— Start Material —

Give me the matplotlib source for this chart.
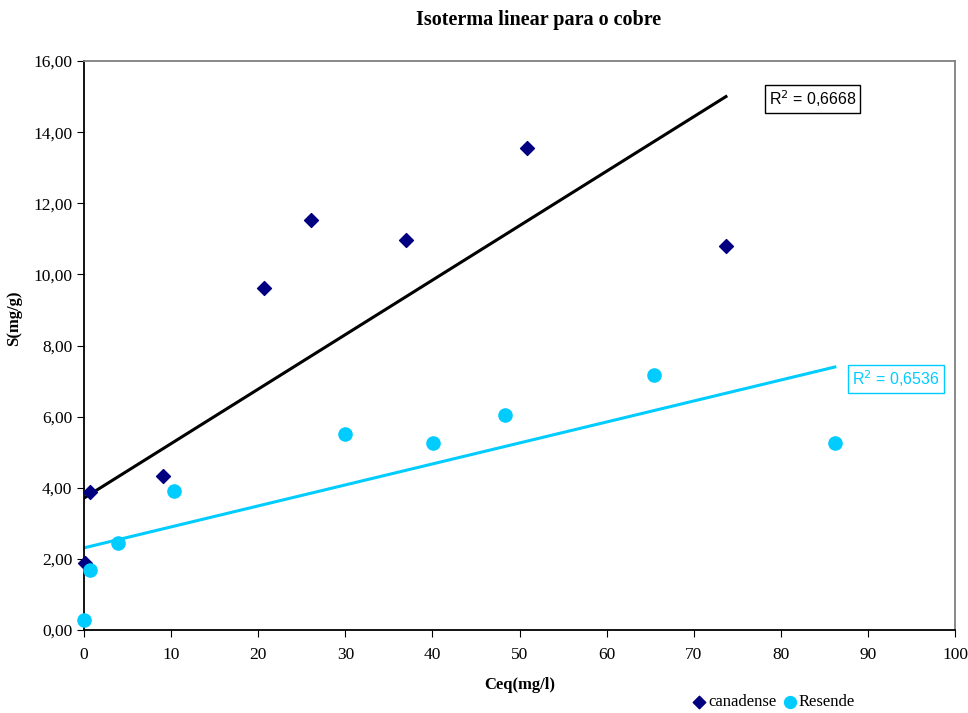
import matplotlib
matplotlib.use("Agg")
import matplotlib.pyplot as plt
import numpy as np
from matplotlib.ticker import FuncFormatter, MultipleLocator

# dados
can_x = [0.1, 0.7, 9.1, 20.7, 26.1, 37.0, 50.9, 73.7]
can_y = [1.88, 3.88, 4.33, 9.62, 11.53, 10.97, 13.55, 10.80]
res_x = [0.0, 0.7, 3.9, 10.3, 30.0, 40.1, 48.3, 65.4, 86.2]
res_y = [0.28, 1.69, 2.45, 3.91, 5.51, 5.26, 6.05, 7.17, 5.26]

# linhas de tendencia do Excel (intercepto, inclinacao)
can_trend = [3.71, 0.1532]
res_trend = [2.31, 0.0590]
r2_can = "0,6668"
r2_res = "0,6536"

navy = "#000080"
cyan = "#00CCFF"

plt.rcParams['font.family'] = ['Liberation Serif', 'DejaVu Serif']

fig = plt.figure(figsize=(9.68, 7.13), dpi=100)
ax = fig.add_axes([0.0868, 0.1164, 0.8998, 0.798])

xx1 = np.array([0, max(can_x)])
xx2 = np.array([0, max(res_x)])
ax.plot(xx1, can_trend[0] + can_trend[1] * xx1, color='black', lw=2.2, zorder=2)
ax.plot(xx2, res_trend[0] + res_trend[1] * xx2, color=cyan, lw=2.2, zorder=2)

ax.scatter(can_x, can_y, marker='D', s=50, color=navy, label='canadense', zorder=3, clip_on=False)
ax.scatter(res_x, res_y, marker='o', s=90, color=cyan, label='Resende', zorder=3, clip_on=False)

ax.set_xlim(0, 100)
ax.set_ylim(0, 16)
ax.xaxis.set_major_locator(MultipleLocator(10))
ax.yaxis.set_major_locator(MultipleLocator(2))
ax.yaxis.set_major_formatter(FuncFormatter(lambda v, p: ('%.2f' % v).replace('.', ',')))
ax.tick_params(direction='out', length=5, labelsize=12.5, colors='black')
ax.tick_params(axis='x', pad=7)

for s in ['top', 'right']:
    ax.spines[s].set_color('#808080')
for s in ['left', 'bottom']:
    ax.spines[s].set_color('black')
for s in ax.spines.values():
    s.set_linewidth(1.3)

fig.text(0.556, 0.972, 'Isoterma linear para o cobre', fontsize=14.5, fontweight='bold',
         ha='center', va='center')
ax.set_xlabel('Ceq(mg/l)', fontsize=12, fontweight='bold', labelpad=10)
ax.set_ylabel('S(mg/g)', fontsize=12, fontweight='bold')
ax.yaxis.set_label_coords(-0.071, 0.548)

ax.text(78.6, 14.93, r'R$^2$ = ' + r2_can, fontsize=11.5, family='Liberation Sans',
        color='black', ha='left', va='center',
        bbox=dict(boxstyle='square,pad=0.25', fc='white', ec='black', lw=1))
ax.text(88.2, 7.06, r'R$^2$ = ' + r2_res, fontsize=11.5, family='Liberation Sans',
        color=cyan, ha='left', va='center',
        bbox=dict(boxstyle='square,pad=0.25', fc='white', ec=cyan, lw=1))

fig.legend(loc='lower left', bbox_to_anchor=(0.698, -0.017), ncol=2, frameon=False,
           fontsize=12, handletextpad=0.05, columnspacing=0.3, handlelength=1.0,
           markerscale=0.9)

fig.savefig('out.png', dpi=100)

— End Material —
— Start Material —

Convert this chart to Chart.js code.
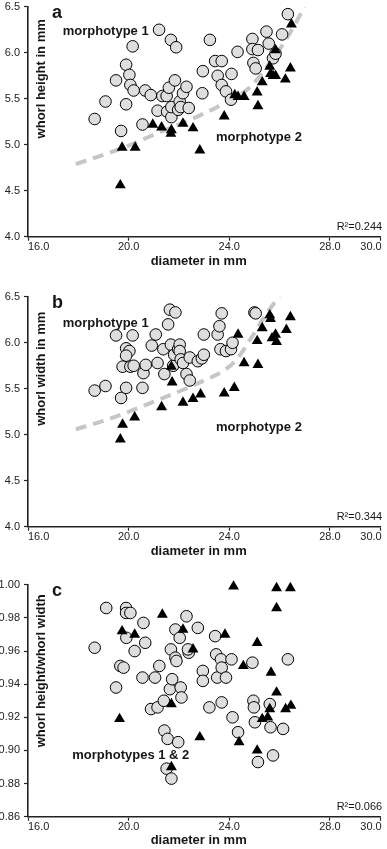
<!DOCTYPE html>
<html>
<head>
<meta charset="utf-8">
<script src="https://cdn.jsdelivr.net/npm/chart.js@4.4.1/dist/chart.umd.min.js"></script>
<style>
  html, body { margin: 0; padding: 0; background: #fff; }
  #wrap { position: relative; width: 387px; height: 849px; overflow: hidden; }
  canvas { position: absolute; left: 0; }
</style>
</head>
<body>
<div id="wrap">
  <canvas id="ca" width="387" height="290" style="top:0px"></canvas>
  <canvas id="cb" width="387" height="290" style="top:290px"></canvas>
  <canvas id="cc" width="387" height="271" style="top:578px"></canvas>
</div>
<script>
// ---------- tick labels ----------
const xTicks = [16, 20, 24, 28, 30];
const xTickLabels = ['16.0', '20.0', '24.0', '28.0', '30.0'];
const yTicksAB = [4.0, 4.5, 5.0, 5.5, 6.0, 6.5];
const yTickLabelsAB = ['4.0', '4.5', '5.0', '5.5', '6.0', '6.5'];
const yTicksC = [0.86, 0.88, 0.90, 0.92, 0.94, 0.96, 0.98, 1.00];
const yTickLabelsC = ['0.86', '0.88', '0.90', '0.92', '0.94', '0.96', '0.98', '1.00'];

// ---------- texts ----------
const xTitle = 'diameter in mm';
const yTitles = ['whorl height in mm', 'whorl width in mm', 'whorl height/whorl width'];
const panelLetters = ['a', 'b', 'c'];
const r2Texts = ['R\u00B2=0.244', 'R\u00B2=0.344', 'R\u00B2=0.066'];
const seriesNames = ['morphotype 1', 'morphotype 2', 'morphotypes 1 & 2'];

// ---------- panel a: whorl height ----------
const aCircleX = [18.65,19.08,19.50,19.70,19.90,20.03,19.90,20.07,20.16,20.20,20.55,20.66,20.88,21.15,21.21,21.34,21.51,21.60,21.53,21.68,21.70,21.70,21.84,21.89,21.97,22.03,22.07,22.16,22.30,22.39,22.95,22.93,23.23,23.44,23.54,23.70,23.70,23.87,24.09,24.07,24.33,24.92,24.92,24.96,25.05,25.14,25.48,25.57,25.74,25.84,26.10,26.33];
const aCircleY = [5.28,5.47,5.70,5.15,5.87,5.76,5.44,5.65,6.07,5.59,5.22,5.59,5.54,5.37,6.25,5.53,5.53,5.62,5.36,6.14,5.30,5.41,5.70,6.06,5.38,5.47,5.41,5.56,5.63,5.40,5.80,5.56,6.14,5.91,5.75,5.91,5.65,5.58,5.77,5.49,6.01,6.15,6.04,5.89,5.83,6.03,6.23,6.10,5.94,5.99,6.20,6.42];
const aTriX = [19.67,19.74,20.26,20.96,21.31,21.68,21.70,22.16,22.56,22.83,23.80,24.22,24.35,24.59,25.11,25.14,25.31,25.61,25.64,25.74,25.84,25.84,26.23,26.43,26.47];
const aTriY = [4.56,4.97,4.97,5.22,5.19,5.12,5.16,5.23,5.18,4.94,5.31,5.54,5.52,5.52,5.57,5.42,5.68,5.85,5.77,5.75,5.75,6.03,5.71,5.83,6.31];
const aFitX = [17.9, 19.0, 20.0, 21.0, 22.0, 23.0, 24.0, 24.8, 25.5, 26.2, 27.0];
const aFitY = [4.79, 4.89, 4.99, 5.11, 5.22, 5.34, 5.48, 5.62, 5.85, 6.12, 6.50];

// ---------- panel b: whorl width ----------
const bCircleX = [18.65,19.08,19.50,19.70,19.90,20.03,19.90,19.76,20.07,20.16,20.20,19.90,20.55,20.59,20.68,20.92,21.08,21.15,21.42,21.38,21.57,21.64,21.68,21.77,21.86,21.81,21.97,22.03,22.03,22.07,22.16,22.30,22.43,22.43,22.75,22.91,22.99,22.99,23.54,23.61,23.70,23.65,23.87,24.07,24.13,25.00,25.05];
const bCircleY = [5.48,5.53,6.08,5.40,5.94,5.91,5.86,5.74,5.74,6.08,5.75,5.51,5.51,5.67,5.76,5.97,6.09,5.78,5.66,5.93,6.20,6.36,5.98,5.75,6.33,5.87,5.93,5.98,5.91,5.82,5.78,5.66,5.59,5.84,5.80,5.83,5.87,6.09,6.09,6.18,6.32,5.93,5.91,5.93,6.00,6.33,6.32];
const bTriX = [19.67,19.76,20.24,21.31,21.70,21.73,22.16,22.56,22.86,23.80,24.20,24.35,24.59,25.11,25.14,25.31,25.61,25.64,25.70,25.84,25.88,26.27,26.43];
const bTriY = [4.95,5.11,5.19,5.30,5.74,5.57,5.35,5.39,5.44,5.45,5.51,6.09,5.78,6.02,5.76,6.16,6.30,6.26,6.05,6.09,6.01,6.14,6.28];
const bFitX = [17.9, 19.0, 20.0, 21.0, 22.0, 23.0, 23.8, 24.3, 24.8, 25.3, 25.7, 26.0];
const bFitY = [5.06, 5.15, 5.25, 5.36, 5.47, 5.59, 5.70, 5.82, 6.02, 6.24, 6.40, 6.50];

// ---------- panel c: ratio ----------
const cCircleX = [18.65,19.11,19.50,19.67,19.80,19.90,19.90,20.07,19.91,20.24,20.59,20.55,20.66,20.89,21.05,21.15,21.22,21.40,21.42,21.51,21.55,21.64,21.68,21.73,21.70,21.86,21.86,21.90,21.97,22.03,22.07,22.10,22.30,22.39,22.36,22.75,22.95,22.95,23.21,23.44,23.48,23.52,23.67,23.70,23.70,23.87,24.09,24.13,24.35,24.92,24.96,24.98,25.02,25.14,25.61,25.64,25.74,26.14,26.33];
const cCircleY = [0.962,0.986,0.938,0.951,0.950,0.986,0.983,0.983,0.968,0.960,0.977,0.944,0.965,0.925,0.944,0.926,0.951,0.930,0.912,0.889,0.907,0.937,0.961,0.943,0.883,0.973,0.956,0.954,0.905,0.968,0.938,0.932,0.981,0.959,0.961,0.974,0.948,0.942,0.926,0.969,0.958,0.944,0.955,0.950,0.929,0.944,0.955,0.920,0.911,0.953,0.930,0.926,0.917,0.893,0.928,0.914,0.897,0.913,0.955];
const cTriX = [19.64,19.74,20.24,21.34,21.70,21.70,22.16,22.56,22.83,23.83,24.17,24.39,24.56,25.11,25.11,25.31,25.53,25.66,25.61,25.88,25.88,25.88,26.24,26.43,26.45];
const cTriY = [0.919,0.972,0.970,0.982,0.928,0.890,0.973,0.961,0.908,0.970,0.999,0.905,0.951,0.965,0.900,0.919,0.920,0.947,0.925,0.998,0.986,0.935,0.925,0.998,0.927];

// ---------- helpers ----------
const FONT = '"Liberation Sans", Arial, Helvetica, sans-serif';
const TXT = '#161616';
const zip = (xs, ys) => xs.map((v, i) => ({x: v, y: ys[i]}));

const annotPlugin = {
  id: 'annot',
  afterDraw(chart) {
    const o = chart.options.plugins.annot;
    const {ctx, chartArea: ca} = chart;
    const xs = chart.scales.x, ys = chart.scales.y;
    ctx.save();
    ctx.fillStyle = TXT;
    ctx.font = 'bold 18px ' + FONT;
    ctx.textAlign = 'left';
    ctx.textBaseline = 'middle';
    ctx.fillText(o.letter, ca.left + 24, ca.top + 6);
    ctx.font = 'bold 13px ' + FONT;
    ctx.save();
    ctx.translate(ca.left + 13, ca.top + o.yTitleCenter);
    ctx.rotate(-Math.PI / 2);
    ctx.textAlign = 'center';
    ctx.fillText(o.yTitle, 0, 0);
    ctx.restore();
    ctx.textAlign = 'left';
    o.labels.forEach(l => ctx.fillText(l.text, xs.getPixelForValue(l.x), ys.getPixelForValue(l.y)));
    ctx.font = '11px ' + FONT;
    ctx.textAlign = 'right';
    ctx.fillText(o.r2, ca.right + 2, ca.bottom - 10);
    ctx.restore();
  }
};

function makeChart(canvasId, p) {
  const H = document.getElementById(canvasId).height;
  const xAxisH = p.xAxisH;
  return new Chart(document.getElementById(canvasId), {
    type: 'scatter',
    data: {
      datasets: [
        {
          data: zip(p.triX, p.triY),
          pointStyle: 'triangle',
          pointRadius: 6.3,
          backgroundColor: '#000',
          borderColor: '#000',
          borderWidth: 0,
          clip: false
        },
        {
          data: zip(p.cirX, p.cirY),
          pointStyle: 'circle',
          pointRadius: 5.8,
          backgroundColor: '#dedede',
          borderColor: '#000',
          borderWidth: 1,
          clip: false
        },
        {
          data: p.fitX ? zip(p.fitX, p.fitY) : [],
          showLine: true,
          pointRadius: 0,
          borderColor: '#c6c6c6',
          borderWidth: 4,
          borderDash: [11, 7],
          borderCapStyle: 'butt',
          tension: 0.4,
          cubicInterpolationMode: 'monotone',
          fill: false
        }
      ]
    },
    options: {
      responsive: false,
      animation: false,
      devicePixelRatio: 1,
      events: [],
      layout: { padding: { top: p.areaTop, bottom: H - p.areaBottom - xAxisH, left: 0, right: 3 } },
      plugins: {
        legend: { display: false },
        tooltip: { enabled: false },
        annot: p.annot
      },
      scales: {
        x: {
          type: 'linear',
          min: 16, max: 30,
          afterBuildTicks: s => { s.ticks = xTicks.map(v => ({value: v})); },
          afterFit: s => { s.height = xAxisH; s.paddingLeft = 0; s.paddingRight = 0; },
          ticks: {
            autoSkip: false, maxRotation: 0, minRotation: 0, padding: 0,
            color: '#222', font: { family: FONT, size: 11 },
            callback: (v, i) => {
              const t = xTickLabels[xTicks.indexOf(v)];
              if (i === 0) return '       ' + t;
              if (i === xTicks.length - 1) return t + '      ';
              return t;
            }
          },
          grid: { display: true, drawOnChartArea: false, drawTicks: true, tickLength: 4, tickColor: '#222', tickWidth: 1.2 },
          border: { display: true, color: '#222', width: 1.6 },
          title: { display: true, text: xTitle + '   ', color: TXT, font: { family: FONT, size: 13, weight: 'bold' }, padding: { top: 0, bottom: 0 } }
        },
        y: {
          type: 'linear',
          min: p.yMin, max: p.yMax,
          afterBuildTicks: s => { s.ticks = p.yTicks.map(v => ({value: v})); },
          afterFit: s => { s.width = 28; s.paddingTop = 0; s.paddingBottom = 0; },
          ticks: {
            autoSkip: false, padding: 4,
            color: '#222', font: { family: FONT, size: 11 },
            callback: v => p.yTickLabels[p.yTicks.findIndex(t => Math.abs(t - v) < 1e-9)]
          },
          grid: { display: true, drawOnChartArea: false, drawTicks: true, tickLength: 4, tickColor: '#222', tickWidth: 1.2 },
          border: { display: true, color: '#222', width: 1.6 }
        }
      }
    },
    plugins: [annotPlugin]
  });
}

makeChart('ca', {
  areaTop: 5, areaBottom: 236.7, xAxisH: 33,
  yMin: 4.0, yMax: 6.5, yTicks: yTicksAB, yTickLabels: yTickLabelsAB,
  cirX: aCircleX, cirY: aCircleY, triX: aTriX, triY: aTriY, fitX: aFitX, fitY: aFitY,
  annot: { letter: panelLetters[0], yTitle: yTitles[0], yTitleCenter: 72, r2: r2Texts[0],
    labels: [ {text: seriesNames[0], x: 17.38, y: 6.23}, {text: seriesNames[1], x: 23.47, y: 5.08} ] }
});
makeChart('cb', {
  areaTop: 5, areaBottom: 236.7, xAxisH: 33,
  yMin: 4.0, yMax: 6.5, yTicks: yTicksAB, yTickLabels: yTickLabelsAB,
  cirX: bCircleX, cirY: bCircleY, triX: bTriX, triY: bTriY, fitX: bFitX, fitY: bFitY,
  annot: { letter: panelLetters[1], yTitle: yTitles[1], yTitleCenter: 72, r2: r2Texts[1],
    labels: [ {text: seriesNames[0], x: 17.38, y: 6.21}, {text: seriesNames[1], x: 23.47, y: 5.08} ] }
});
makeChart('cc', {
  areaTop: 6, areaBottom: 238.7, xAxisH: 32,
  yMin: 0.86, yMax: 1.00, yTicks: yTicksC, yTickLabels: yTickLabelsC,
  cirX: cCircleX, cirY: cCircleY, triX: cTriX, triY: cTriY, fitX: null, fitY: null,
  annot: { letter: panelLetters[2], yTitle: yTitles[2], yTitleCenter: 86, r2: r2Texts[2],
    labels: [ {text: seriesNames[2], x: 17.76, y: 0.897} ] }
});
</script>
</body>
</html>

— End Material —

**Problem description:**
Tally the lines in the entries above that hold the word "matplotlib". Reply with nothing but that count.

**Expected answer:**
5